_Records for processing_
● ● ● ● ●

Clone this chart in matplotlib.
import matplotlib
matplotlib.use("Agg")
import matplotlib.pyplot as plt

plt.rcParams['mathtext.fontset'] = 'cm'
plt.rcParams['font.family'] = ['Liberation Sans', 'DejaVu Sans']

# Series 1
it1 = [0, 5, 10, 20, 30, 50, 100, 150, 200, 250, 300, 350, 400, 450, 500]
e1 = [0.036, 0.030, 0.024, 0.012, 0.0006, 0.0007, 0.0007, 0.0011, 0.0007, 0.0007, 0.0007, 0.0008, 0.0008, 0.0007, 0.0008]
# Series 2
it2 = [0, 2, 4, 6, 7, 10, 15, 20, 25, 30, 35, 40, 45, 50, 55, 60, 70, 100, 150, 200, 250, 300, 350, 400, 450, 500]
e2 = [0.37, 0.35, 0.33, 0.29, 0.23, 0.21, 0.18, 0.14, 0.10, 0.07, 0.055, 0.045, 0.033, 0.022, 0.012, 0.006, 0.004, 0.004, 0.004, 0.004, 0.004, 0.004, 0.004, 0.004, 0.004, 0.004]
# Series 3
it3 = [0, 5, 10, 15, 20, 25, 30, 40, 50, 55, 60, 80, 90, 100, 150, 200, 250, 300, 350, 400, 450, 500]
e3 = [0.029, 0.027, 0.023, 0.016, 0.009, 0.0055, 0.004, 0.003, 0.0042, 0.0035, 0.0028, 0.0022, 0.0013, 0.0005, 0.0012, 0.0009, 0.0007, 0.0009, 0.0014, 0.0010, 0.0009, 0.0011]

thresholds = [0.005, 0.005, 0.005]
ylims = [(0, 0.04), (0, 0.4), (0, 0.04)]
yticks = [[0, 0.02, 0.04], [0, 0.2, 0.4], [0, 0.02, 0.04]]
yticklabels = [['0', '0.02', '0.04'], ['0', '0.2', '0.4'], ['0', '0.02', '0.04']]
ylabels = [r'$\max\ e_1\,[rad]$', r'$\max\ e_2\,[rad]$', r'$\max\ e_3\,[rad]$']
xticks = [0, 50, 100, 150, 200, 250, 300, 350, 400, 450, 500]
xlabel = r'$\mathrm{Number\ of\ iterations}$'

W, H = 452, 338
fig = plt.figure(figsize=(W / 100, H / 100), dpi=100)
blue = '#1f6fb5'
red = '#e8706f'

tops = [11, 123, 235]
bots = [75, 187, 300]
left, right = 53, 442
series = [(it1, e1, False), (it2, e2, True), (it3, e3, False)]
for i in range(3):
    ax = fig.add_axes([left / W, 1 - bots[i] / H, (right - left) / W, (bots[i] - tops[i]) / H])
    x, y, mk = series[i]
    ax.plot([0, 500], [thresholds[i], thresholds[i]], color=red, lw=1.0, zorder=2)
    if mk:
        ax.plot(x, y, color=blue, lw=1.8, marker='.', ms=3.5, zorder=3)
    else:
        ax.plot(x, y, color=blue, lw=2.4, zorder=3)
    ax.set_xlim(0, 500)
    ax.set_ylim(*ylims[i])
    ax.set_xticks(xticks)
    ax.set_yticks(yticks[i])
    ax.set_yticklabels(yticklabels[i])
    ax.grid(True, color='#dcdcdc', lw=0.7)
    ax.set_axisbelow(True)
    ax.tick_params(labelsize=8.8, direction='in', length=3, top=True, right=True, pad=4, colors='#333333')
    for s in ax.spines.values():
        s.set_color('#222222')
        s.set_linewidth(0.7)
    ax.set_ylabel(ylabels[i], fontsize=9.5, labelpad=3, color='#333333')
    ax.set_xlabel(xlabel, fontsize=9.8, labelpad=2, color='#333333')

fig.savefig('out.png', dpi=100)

● ● ● ● ●

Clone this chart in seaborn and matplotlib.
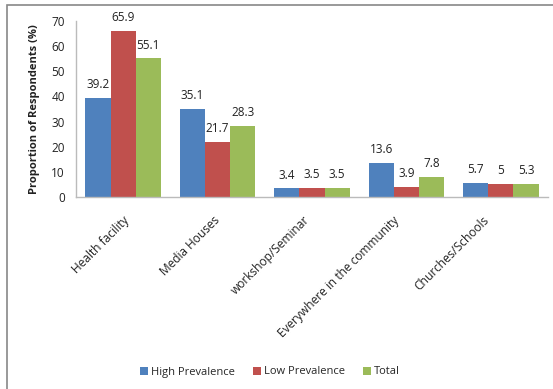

● ● ● ● ●

_Aim_
Scan the material above for the word "this". Copy each line where it occurs.

_Answer to the problem_
Clone this chart in matplotlib.
Clone this chart in seaborn and matplotlib.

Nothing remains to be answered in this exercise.